▶ Stored data
Begin

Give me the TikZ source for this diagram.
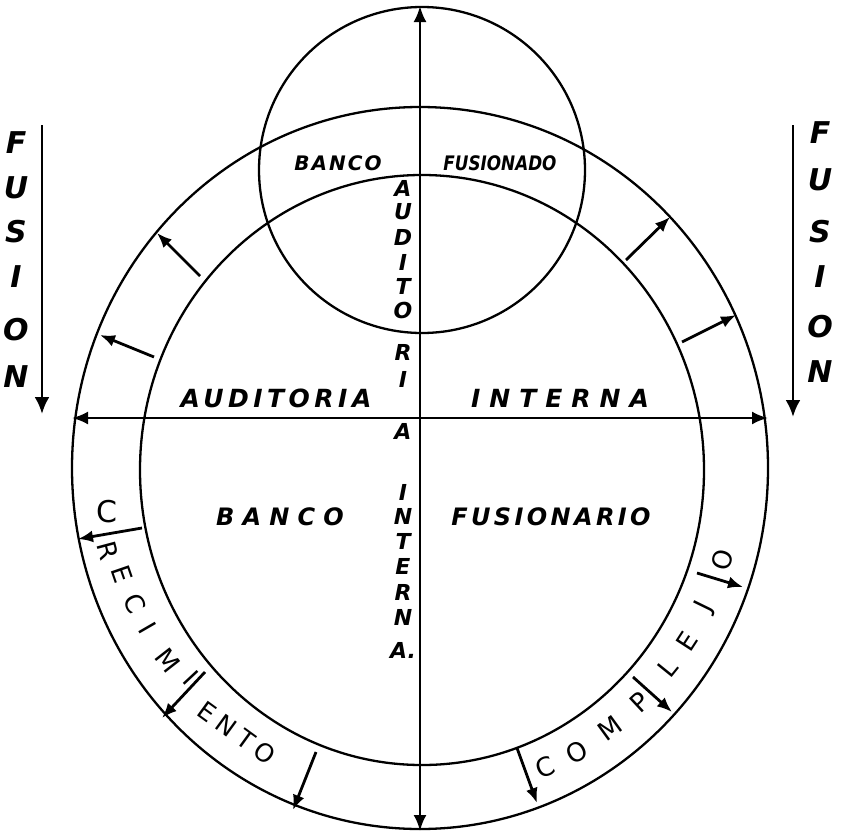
\documentclass[tikz,border=0pt]{standalone}
\usepackage{fontspec}
\usetikzlibrary{arrows.meta}
\newfontfamily\handfont{DejaVu Sans}
\newfontfamily\ringfont{DejaVu Sans}
\tikzset{
  ringline/.style={line width=2.3pt},
  axisarrow/.style={line width=2.6pt,{Latex[length=16pt,width=13pt]}-{Latex[length=16pt,width=13pt]}},
  fusarrow/.style={line width=2.8pt,-{Latex[length=17pt,width=15pt]}},
  radial/.style={line width=2.8pt,-{Latex[length=15pt,width=12pt]}},
  lbl/.style={inner sep=0pt,font=\handfont\bfseries\itshape\fontsize{25}{25}\selectfont},
  toplbl/.style={inner sep=0pt,font=\handfont\bfseries\itshape\fontsize{20}{20}\selectfont},
  vlet/.style={inner sep=0pt,font=\handfont\bfseries\itshape\fontsize{22}{22}\selectfont},
  sidelet/.style={inner sep=0pt,font=\handfont\bfseries\itshape\fontsize{30}{30}\selectfont},
  rlet/.style={inner sep=0pt,font=\ringfont\fontsize{26}{26}\selectfont},
}
\begin{document}
\begin{tikzpicture}[x=1pt,y=-1pt]
\useasboundingbox (0,0) rectangle (848,835);
% circles
\coordinate (ctr) at (420,468);
\draw[ringline] (ctr) ellipse [x radius=348, y radius=361];
\draw[ringline] (422,470) ellipse [x radius=282, y radius=295];
\draw[ringline] (422,170) circle [radius=163];
% axes
\coordinate (vtop) at (420,6);
\coordinate (vbot) at (420,831);
\coordinate (hleft) at (72,418);
\coordinate (hright) at (768,418);
\draw[axisarrow] (vtop) -- (vbot);
\draw[axisarrow] (hleft) -- (hright);
% fusion arrows
\coordinate (fl1) at (42,125); \coordinate (fl2) at (42,414);
\coordinate (fr1) at (793,125); \coordinate (fr2) at (793,417);
\draw[fusarrow] (fl1) -- (fl2);
\draw[fusarrow] (fr1) -- (fr2);
\foreach \l/\y [count=\i] in {F/143,U/188,S/232,I/277,O/330,N/377}
  \node[sidelet] (fsl\i) at (16,\y) {\l};
\foreach \l/\y [count=\i] in {F/133,U/180,S/232,I/277,O/327,N/372}
  \node[sidelet] (fsr\i) at (820,\y) {\l};
% radial arrows
\foreach \ax/\ay/\bx/\by [count=\i] in {200/276/157/233, 154/357/100/335, 626/260/670/217, 682/342/736/315, 142/528/78/539, 205/672/162/718, 316/752/293/810, 517/748/537/803, 633/677/672/712, 697/573/743/587}{
  \coordinate (ra\i) at (\ax,\ay);
  \coordinate (rb\i) at (\bx,\by);
  \draw[radial] (ra\i) -- (rb\i);
}
% labels
\node[toplbl,font=\handfont\bfseries\itshape\fontsize{20}{20}\selectfont\addfontfeature{LetterSpace=10}] (topbanco) at (338,163) {BANCO};
\node[toplbl,xscale=0.84] (topfus) at (500,163) {FUSIONADO};
\node[lbl,font=\handfont\bfseries\itshape\fontsize{25}{25}\selectfont\addfontfeature{LetterSpace=18}] (haud) at (276,398) {AUDITORIA};
\node[lbl,font=\handfont\bfseries\itshape\fontsize{25}{25}\selectfont\addfontfeature{LetterSpace=36}] (hint) at (560,398) {INTERNA};
\node[lbl,font=\handfont\bfseries\itshape\fontsize{24}{24}\selectfont\addfontfeature{LetterSpace=34}] (lbanco) at (280,517) {BANCO};
\node[lbl,font=\handfont\bfseries\itshape\fontsize{24}{24}\selectfont\addfontfeature{LetterSpace=14}] (lfus) at (551,517) {FUSIONARIO};
% vertical text
\foreach \l/\y [count=\i] in {A/188,U/212,D/237,I/262,T/286,O/310,R/352,I/379,A/431,I/492,N/516,T/541,E/566,R/592,N/617,A./650}
  \node[vlet] (vl\i) at (403,\y) {\l};
% ring text CRECIMIENTO
\node[rlet,font=\ringfont\fontsize{30}{30}\selectfont] (cr0) at (107,512) {C};
\foreach \l/\x/\y/\r [count=\i] in {R/108/551/-75, E/122/574/-71, C/135/604/-64, I/148/628/-60, M/168/660/-52}
  \node[rlet,rotate=\r] (cr\i) at (\x,\y) {\l};
\node[rlet,rotate=-47] (cri) at (191,678) {I};
\node[rlet,rotate=-36,font=\ringfont\fontsize{25}{25}\selectfont\addfontfeature{LetterSpace=26}] (cento) at (237,733) {ENTO};
% ring text COMPLEJO
\foreach \l/\x/\y/\r [count=\i] in {C/545/767/23, O/577/752/29, M/610/728/36, P/640/702/43, L/668/668/51, E/687/641/57, J/705/607/64, O/722/560/73}
  \node[rlet,rotate=\r] (cp\i) at (\x,\y) {\l};
\end{tikzpicture}
\end{document}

End

▶ Given exercise
All of the material above needs to be restated exactly, with no pictures.

▶ Finished answer
Give me the TikZ source for this diagram.
\documentclass[tikz,border=0pt]{standalone}
\usepackage{fontspec}
\usetikzlibrary{arrows.meta}
\newfontfamily\handfont{DejaVu Sans}
\newfontfamily\ringfont{DejaVu Sans}
\tikzset{
  ringline/.style={line width=2.3pt},
  axisarrow/.style={line width=2.6pt,{Latex[length=16pt,width=13pt]}-{Latex[length=16pt,width=13pt]}},
  fusarrow/.style={line width=2.8pt,-{Latex[length=17pt,width=15pt]}},
  radial/.style={line width=2.8pt,-{Latex[length=15pt,width=12pt]}},
  lbl/.style={inner sep=0pt,font=\handfont\bfseries\itshape\fontsize{25}{25}\selectfont},
  toplbl/.style={inner sep=0pt,font=\handfont\bfseries\itshape\fontsize{20}{20}\selectfont},
  vlet/.style={inner sep=0pt,font=\handfont\bfseries\itshape\fontsize{22}{22}\selectfont},
  sidelet/.style={inner sep=0pt,font=\handfont\bfseries\itshape\fontsize{30}{30}\selectfont},
  rlet/.style={inner sep=0pt,font=\ringfont\fontsize{26}{26}\selectfont},
}
\begin{document}
\begin{tikzpicture}[x=1pt,y=-1pt]
\useasboundingbox (0,0) rectangle (848,835);
% circles
\coordinate (ctr) at (420,468);
\draw[ringline] (ctr) ellipse [x radius=348, y radius=361];
\draw[ringline] (422,470) ellipse [x radius=282, y radius=295];
\draw[ringline] (422,170) circle [radius=163];
% axes
\coordinate (vtop) at (420,6);
\coordinate (vbot) at (420,831);
\coordinate (hleft) at (72,418);
\coordinate (hright) at (768,418);
\draw[axisarrow] (vtop) -- (vbot);
\draw[axisarrow] (hleft) -- (hright);
% fusion arrows
\coordinate (fl1) at (42,125); \coordinate (fl2) at (42,414);
\coordinate (fr1) at (793,125); \coordinate (fr2) at (793,417);
\draw[fusarrow] (fl1) -- (fl2);
\draw[fusarrow] (fr1) -- (fr2);
\foreach \l/\y [count=\i] in {F/143,U/188,S/232,I/277,O/330,N/377}
  \node[sidelet] (fsl\i) at (16,\y) {\l};
\foreach \l/\y [count=\i] in {F/133,U/180,S/232,I/277,O/327,N/372}
  \node[sidelet] (fsr\i) at (820,\y) {\l};
% radial arrows
\foreach \ax/\ay/\bx/\by [count=\i] in {200/276/157/233, 154/357/100/335, 626/260/670/217, 682/342/736/315, 142/528/78/539, 205/672/162/718, 316/752/293/810, 517/748/537/803, 633/677/672/712, 697/573/743/587}{
  \coordinate (ra\i) at (\ax,\ay);
  \coordinate (rb\i) at (\bx,\by);
  \draw[radial] (ra\i) -- (rb\i);
}
% labels
\node[toplbl,font=\handfont\bfseries\itshape\fontsize{20}{20}\selectfont\addfontfeature{LetterSpace=10}] (topbanco) at (338,163) {BANCO};
\node[toplbl,xscale=0.84] (topfus) at (500,163) {FUSIONADO};
\node[lbl,font=\handfont\bfseries\itshape\fontsize{25}{25}\selectfont\addfontfeature{LetterSpace=18}] (haud) at (276,398) {AUDITORIA};
\node[lbl,font=\handfont\bfseries\itshape\fontsize{25}{25}\selectfont\addfontfeature{LetterSpace=36}] (hint) at (560,398) {INTERNA};
\node[lbl,font=\handfont\bfseries\itshape\fontsize{24}{24}\selectfont\addfontfeature{LetterSpace=34}] (lbanco) at (280,517) {BANCO};
\node[lbl,font=\handfont\bfseries\itshape\fontsize{24}{24}\selectfont\addfontfeature{LetterSpace=14}] (lfus) at (551,517) {FUSIONARIO};
% vertical text
\foreach \l/\y [count=\i] in {A/188,U/212,D/237,I/262,T/286,O/310,R/352,I/379,A/431,I/492,N/516,T/541,E/566,R/592,N/617,A./650}
  \node[vlet] (vl\i) at (403,\y) {\l};
% ring text CRECIMIENTO
\node[rlet,font=\ringfont\fontsize{30}{30}\selectfont] (cr0) at (107,512) {C};
\foreach \l/\x/\y/\r [count=\i] in {R/108/551/-75, E/122/574/-71, C/135/604/-64, I/148/628/-60, M/168/660/-52}
  \node[rlet,rotate=\r] (cr\i) at (\x,\y) {\l};
\node[rlet,rotate=-47] (cri) at (191,678) {I};
\node[rlet,rotate=-36,font=\ringfont\fontsize{25}{25}\selectfont\addfontfeature{LetterSpace=26}] (cento) at (237,733) {ENTO};
% ring text COMPLEJO
\foreach \l/\x/\y/\r [count=\i] in {C/545/767/23, O/577/752/29, M/610/728/36, P/640/702/43, L/668/668/51, E/687/641/57, J/705/607/64, O/722/560/73}
  \node[rlet,rotate=\r] (cp\i) at (\x,\y) {\l};
\end{tikzpicture}
\end{document}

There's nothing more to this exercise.